- PROVIDED MATERIAL:
* Start *
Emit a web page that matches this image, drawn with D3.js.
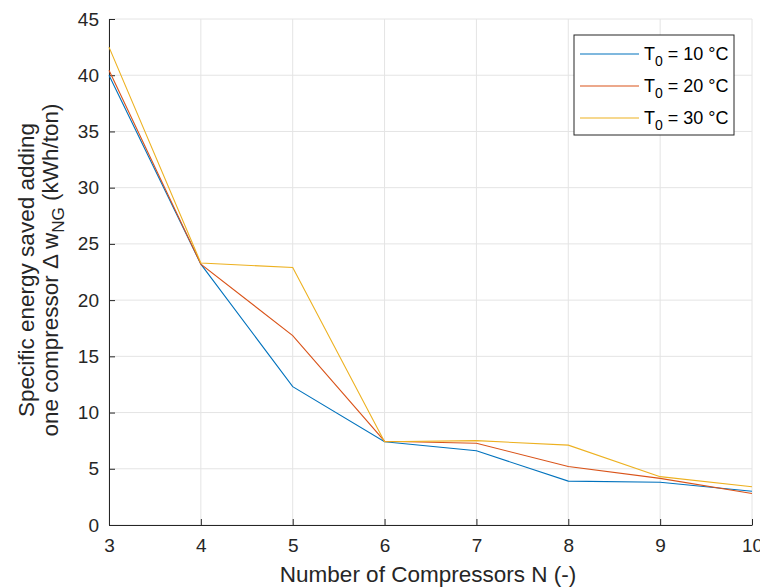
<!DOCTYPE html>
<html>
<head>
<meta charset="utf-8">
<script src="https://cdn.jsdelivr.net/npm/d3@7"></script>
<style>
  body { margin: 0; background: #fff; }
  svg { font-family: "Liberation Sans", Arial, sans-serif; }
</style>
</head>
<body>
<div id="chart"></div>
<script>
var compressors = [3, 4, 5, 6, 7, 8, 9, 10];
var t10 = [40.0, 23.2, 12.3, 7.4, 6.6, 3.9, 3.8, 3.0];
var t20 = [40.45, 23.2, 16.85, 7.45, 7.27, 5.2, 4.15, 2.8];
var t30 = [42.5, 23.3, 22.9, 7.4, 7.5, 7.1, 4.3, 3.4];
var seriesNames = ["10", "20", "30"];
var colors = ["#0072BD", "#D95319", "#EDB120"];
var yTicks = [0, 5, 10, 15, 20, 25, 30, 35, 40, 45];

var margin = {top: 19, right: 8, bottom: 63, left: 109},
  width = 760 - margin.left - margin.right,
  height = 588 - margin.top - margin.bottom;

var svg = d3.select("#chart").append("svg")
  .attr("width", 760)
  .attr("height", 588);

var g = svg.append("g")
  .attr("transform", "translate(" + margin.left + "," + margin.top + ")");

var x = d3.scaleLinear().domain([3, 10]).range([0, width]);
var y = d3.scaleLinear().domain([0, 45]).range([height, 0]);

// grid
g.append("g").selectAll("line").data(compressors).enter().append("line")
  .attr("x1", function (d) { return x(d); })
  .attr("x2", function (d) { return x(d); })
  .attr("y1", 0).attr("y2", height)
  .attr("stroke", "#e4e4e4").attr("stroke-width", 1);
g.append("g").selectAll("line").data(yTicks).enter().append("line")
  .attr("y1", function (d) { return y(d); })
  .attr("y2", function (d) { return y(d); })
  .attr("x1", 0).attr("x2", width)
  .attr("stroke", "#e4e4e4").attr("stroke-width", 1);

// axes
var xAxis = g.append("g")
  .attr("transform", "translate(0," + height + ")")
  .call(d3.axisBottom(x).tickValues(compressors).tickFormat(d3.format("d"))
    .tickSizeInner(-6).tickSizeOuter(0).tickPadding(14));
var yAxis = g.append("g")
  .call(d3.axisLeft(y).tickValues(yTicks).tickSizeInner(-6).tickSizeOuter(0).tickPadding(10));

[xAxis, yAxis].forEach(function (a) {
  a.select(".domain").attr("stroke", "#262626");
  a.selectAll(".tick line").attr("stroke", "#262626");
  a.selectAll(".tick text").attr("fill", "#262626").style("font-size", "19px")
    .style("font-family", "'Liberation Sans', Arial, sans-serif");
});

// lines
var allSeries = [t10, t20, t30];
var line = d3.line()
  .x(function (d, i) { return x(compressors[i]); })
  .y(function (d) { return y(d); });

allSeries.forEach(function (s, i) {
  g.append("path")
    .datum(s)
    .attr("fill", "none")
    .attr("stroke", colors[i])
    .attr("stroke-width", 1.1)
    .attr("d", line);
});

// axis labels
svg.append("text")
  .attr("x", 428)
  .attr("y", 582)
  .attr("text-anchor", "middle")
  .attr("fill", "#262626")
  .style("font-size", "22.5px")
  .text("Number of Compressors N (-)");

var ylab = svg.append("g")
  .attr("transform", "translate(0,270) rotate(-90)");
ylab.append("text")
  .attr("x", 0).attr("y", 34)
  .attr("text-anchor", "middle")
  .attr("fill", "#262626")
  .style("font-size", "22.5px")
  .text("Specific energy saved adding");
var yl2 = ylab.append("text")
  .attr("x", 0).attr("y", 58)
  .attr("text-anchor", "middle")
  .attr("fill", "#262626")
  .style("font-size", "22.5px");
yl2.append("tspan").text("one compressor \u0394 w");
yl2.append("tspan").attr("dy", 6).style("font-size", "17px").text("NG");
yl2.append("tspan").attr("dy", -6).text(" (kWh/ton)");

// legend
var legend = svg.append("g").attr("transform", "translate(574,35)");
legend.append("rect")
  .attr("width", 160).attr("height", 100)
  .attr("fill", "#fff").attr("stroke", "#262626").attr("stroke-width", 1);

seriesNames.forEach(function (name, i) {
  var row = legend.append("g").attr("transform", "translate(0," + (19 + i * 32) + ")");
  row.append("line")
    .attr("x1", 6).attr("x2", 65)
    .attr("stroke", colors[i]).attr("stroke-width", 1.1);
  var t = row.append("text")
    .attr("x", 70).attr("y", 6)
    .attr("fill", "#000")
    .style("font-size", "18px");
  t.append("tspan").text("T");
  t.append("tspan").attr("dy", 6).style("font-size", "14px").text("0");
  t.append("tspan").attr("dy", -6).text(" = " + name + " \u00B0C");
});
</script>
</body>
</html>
* End *
- STATED TASK: Return only the lines running from the top of the data to the line that holds "var y = d3.scaleLinear().domain([0, 45]).range([height, 0]);". Include both of those lines, but skip the pictures.

- WRITTEN RESPONSE:
Emit a web page that matches this image, drawn with D3.js.
<!DOCTYPE html>
<html>
<head>
<meta charset="utf-8">
<script src="https://cdn.jsdelivr.net/npm/d3@7"></script>
<style>
  body { margin: 0; background: #fff; }
  svg { font-family: "Liberation Sans", Arial, sans-serif; }
</style>
</head>
<body>
<div id="chart"></div>
<script>
var compressors = [3, 4, 5, 6, 7, 8, 9, 10];
var t10 = [40.0, 23.2, 12.3, 7.4, 6.6, 3.9, 3.8, 3.0];
var t20 = [40.45, 23.2, 16.85, 7.45, 7.27, 5.2, 4.15, 2.8];
var t30 = [42.5, 23.3, 22.9, 7.4, 7.5, 7.1, 4.3, 3.4];
var seriesNames = ["10", "20", "30"];
var colors = ["#0072BD", "#D95319", "#EDB120"];
var yTicks = [0, 5, 10, 15, 20, 25, 30, 35, 40, 45];

var margin = {top: 19, right: 8, bottom: 63, left: 109},
  width = 760 - margin.left - margin.right,
  height = 588 - margin.top - margin.bottom;

var svg = d3.select("#chart").append("svg")
  .attr("width", 760)
  .attr("height", 588);

var g = svg.append("g")
  .attr("transform", "translate(" + margin.left + "," + margin.top + ")");

var x = d3.scaleLinear().domain([3, 10]).range([0, width]);
var y = d3.scaleLinear().domain([0, 45]).range([height, 0]);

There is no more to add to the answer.